Portanto, há uma inversão de perspectiva numa tentativa de dizer que a culpa está em outros – possivelmente, os médicos. Isto é covarde e projetivo. Atendemos a todos independente de raça, credo, cor ou ideologia política. Criem vergonha nas suas caras e aponte o dedo para si. Façam uma autocrítica e parem de tentar jogar o povo contra nós. Inclusive, ressalto que não conseguirão isto, pois, no fundo, eles sabem quem está ajudando-os no momento da dor. Seria isto uma represália? Seria isto uma resposta pelo posicionamento da classe médica durante a última eleição? Começa agora um confronto onde, os médicos e a medicina, são atacados? Se assim for, resta-me lamentar, pois agir de forma propositada para desqualificar, erroneamente, uma classe é um ato perverso e grave.
Permitam-me salientar outro ponto de destaque: parece que o assessoramento em política social e em dados de saúde do Governo Federal não é um dos mais balizados. Pois, não é admissível construir uma campanha contra o preconceito, que tem como base filosófica o ódio e a não aceitação, alimentando, justamente, o ódio e a não aceitação. Esta campanha gera a seguinte reflexão: “os médicos e os profissionais de saúde atendem melhor os brancos e aqueles de olhos claros”. Francamente, que bizarro e raivoso. Quanta ira destilada em tal construção!
Certamente, os assessores desta campanha, possivelmente, não são atendidos pelo SUS ou nunca visitaram uma unidade pública de saúde lotada. Eles vivem noutro planeta ou não entendem patavina daquilo se propõem a trabalhar. Por fim, outro questionamento que não pode calar: a causa dos piores indicadores de saúde na população pobre é devido ao racismo dos profissionais de saúde ou devido aos graves problemas socioeconômicos vivenciados por esta população desprotegida?

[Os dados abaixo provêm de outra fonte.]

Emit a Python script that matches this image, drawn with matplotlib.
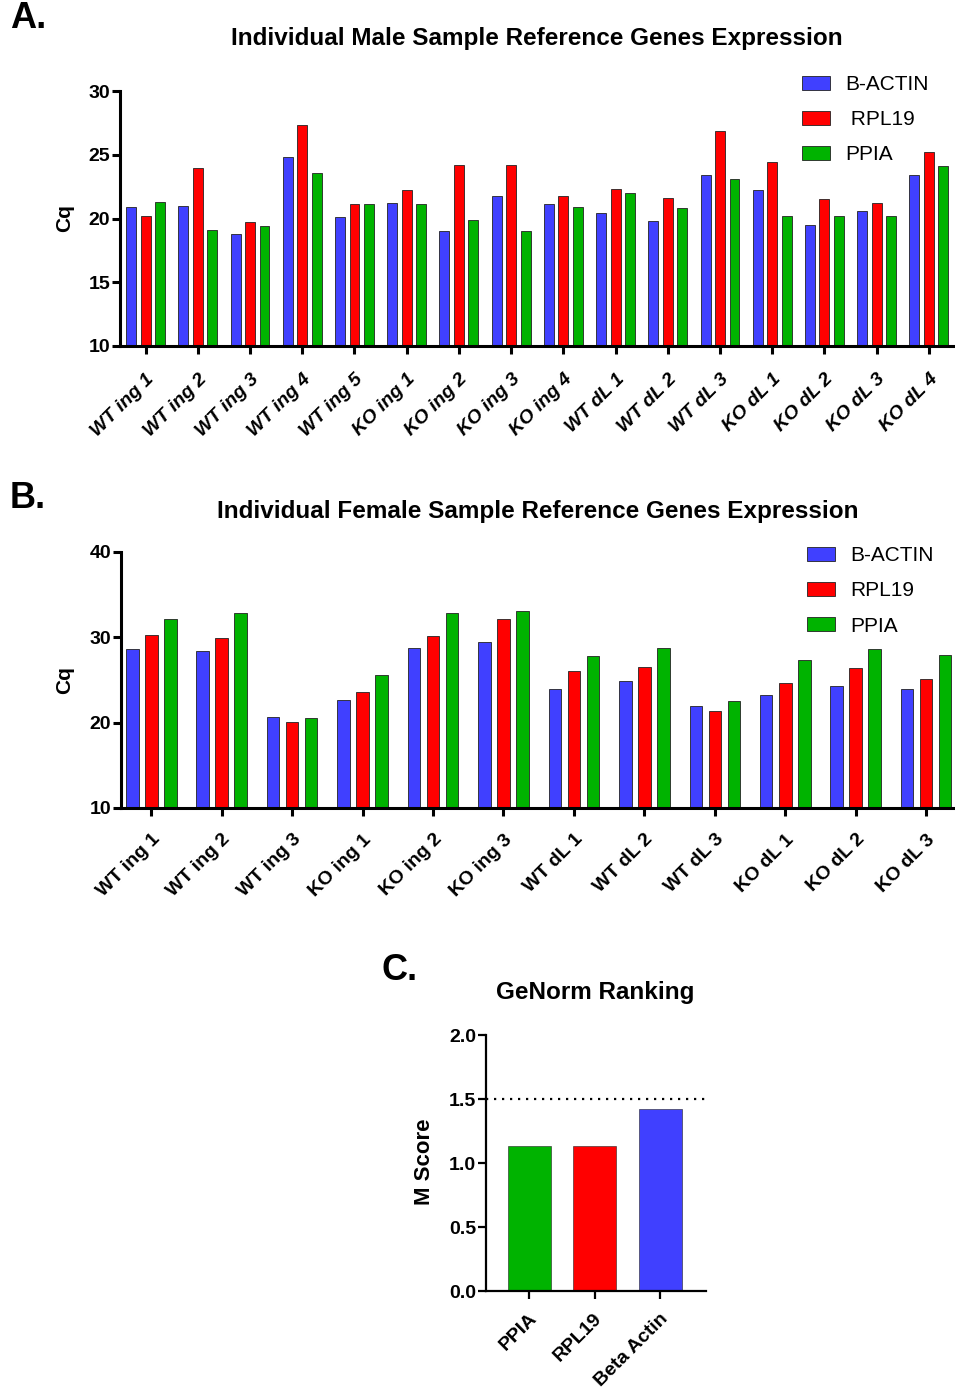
import matplotlib
matplotlib.use("Agg")
import matplotlib.pyplot as plt
import matplotlib.transforms as mtransforms
import numpy as np

plt.rcParams['font.family'] = ['Liberation Sans', 'DejaVu Sans']

# ---- data ----
male_samples = ["WT ing 1", "WT ing 2", "WT ing 3", "WT ing 4", "WT ing 5",
                "KO ing 1", "KO ing 2", "KO ing 3", "KO ing 4",
                "WT dL 1", "WT dL 2", "WT dL 3",
                "KO dL 1", "KO dL 2", "KO dL 3", "KO dL 4"]
male_actin = [20.9, 21.0, 18.8, 24.8, 20.1, 21.2, 19.0, 21.8, 21.1,
              20.4, 19.8, 23.4, 22.2, 19.5, 20.6, 23.4]
male_rpl19 = [20.2, 24.0, 19.7, 27.3, 21.1, 22.2, 24.2, 24.2, 21.8,
              22.3, 21.6, 26.9, 24.4, 21.5, 21.2, 25.2]
male_ppia = [21.3, 19.1, 19.4, 23.6, 21.1, 21.1, 19.9, 19.0, 20.9,
             22.0, 20.8, 23.1, 20.2, 20.2, 20.2, 24.1]

female_samples = ["WT ing 1", "WT ing 2", "WT ing 3", "KO ing 1", "KO ing 2", "KO ing 3",
                  "WT dL 1", "WT dL 2", "WT dL 3", "KO dL 1", "KO dL 2", "KO dL 3"]
female_actin = [28.6, 28.4, 20.7, 22.7, 28.8, 29.5, 24.0, 24.9, 21.9, 23.3, 24.3, 24.0]
female_rpl19 = [30.3, 29.9, 20.1, 23.6, 30.1, 32.2, 26.0, 26.5, 21.4, 24.6, 26.4, 25.1]
female_ppia = [32.2, 32.8, 20.6, 25.6, 32.8, 33.1, 27.8, 28.7, 22.5, 27.4, 28.6, 27.9]

genes = ["PPIA", "RPL19", "Beta Actin"]
m_scores = [1.13, 1.13, 1.42]

BLUE = "#4040ff"
RED = "#ff0000"
GREEN = "#00b300"

W, H = 955, 1388
fig = plt.figure(figsize=(W / 100, H / 100), dpi=100)


def px_axes(left, top, right, bottom):
    return fig.add_axes([left / W, 1 - bottom / H, (right - left) / W, (bottom - top) / H])


def fx(x):
    return x / W


def fy(y):
    return 1 - y / H


def style_axes(ax, lw=2.2):
    for s in ["top", "right"]:
        ax.spines[s].set_visible(False)
    for s in ["left", "bottom"]:
        ax.spines[s].set_linewidth(lw)
    ax.tick_params(axis="both", width=lw, length=5.5, labelsize=14)
    ax.tick_params(axis="y", pad=1.5)
    for lab in ax.get_yticklabels():
        lab.set_fontweight("bold")


def shift_xlabels(ax, dx_px):
    offset = mtransforms.ScaledTranslation(dx_px / 100, 0, fig.dpi_scale_trans)
    for lab in ax.xaxis.get_majorticklabels():
        lab.set_transform(lab.get_transform() + offset)


def grouped(ax, labels, a, r, p, width, off, legend_labels, leg_xy, italic):
    x = np.arange(len(labels))
    kw = dict(edgecolor="#222222", linewidth=0.6)
    ax.bar(x - off, a, width, color=BLUE, label=legend_labels[0], **kw)
    ax.bar(x, r, width, color=RED, label=legend_labels[1], **kw)
    ax.bar(x + off, p, width, color=GREEN, label=legend_labels[2], **kw)
    ax.set_xticks(x)
    ax.set_xticklabels(labels, rotation=45, ha="right", va="top",
                       rotation_mode="anchor", fontsize=15, fontweight="bold",
                       fontstyle="italic" if italic else "normal")
    ax.legend(loc="upper left", bbox_to_anchor=(fx(leg_xy[0]), fy(leg_xy[1])),
              bbox_transform=fig.transFigure, frameon=False, fontsize=15,
              handlelength=1.35, handleheight=0.67, handletextpad=0.72,
              labelspacing=0.78, borderpad=0, borderaxespad=0)


# ---- panel A ----
axA = px_axes(120, 91, 955, 346)
grouped(axA, male_samples, male_actin, male_rpl19, male_ppia, 0.19, 0.277,
        ["B-ACTIN", " RPL19", "PPIA"], (802, 75), True)
axA.set_xlim(-0.49, 15.5)
axA.set_ylim(10, 30)
axA.set_yticks([10, 15, 20, 25, 30])
style_axes(axA)
axA.tick_params(axis="x", pad=12)
shift_xlabels(axA, 0)

# ---- panel B ----
axB = px_axes(121, 552, 955, 808)
grouped(axB, female_samples, female_actin, female_rpl19, female_ppia, 0.178, 0.27,
        ["B-ACTIN", "RPL19", "PPIA"], (807, 546), False)
axB.set_xlim(-0.43, 11.41)
axB.set_ylim(10, 40)
axB.set_yticks([10, 20, 30, 40])
style_axes(axB)
axB.tick_params(axis="x", pad=11)
shift_xlabels(axB, 0)

# ---- panel C ----
axC = px_axes(486, 1035, 706, 1291)
xc = np.arange(len(genes))
axC.bar(xc, m_scores, 0.66, color=[GREEN, RED, BLUE], edgecolor="#222222", linewidth=0.4)
axC.axhline(1.5, color="black", linestyle=(0, (1, 2.6)), linewidth=1.6)
axC.set_xlim(-0.66, 2.70)
axC.set_ylim(0, 2.0)
axC.set_yticks([0.0, 0.5, 1.0, 1.5, 2.0])
axC.set_yticklabels(["0.0", "0.5", "1.0", "1.5", "2.0"])
axC.set_xticks(xc)
axC.set_xticklabels(genes, rotation=45, ha="right", va="top", rotation_mode="anchor",
                    fontsize=14, fontweight="bold")
style_axes(axC, lw=1.6)
axC.tick_params(axis="x", pad=8, width=1.6)
shift_xlabels(axC, -1)

# ---- titles and labels ----
fig.text(fx(537), fy(39), "Individual Male Sample Reference Genes Expression",
         ha="center", va="center", fontsize=17.5, fontweight="bold")
fig.text(fx(538), fy(511), "Individual Female Sample Reference Genes Expression",
         ha="center", va="center", fontsize=17.5, fontweight="bold")
fig.text(fx(595), fy(993), "GeNorm Ranking", ha="center", va="center",
         fontsize=17.5, fontweight="bold")

fig.text(fx(10), fy(19), "A.", ha="left", va="center", fontsize=26, fontweight="bold")
fig.text(fx(10), fy(498), "B.", ha="left", va="center", fontsize=26, fontweight="bold")
fig.text(fx(381), fy(971), "C.", ha="left", va="center", fontsize=26, fontweight="bold")

fig.text(fx(65), fy(218), "Cq", ha="center", va="center", rotation=90,
         fontsize=15, fontweight="bold")
fig.text(fx(65), fy(680), "Cq", ha="center", va="center", rotation=90,
         fontsize=15, fontweight="bold")
fig.text(fx(424), fy(1162), "M Score", ha="center", va="center", rotation=90,
         fontsize=16, fontweight="bold")

fig.savefig("out.png", dpi=100, facecolor="white")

Em meio aos escândalos de corrupção e as dificuldades atuais da nação, criam-se novas bruxas medievais – os médicos. Pois, como neste período histórico, será mais fácil purgar e exorcizar o mal. Basta queimá-los em fogueiras inquisitórias, visto que, esses seres malévolos e preconceituosos não têm salvação e, quem sabe, somente o divino poderá purificá-los.